Quite a catch

Dunlin

Yesterday and today we continued birding the people from the birding society on Suðuroy. The weather was not too impressive with rain and wind. But we managed to do some birding in spite of the bad weather.

In Trongisvágur we had a fly by Crossbill, that could very well be a Parrot Crossbill. But we couldn’t relocate it. At Hvalba Janus found a possible Black Redstart, but that one also disappeared before we could get proper views. Other birds included a total of 25 Yellow-browed, a handful of Chiffchaffs, Willow Warblers, 20+ Blackcaps, Bramblings and Chaffinches, 7 Ruff, 30+ Golden Plovers, Great Skua, Lesser Black-backed Gull, 2 Song Thrushes and a few White Wagtails.

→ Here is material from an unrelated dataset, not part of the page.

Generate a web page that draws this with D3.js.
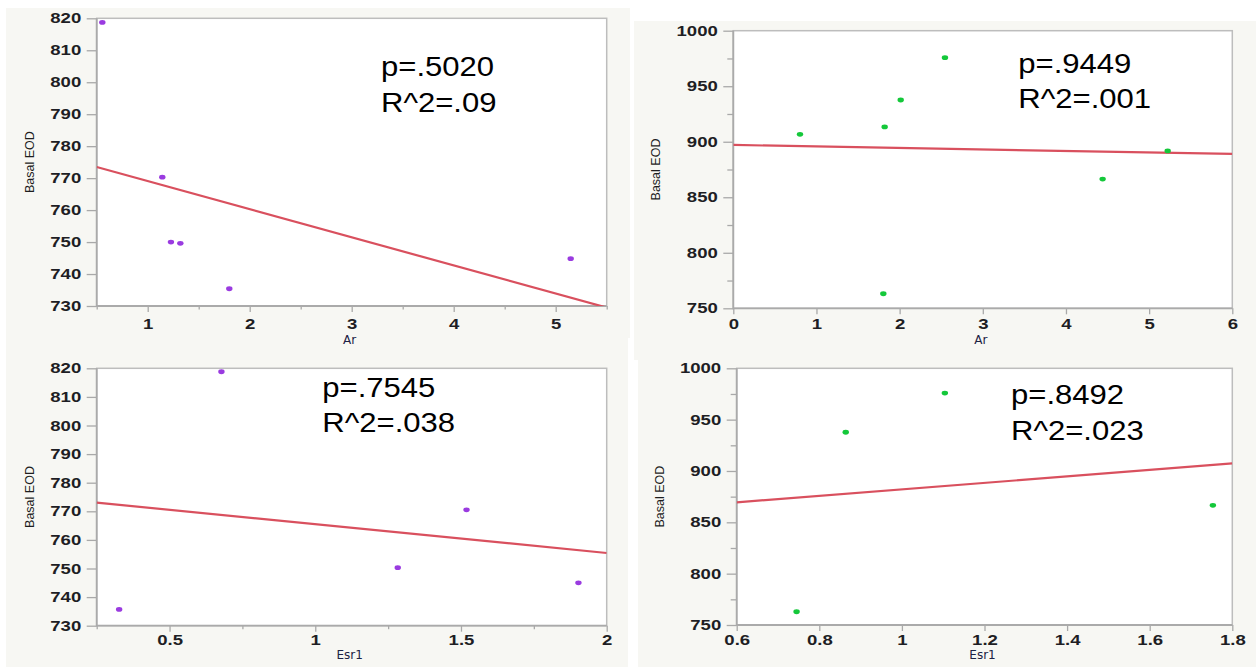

The Buff-breasted Sandpiper was still present today along with the Ruff and Golden Plovers.

Buff-breasted Sandpiper

Buff-breasted Sandpiper and Ruff

We also checked the American White-winged Scoter. And eventually we got lucky as a boat made a flock of Eiders and the Scoter come really close to the shore. That meant that good quality photos could be obtained at last. Not there shouldn’t be any doubt about the id 🙂

American White-winged Scoter

 

American White-winged Scoter

 

American White-winged Scoter

Much to our surprise I refound the Steller’s Eider in Sumba this morning. It was last seen in mid August, so I thought it was gone. And maybe it was. But now it’s back just off the village of Sumba joining the Eiders.

Steller’s Eider

 

Steller’s Eider

We took the ferry around noon to Tórshavn, where a lady has reported an American Robin in her garden (but it flew off before she could get photos). We searched for it in the surrounding areas, but only found 3 Yellow-browed Warblers and a Pied Flycatcher.

Pied Flycatcher

On my way home I checked Kunoy, where Rodmund had found a Northern Goshawk. It was windy and the rain was pouring down. As I walked through the plantation a large raptor took off, but I didn’t get good views and the trees blocked my view. So I waited for 20 minutes above the plantation, but I couldn’t relocate the bird. So I went down again only to flush the large raptor again – in deed it was the Northern Goshawk. But again the trees made photographing the bird impossible. And as I was already soaking wet I decided to leave the bird. Hopefully it will stay in the plantation tomorrow.

So during four days of birding in the rain produced Buff-breasted Sandpiper, Steller’s Eider, American White-winged Scoter, Sabine’s Gull and Northern Goshawk. Quite impressive!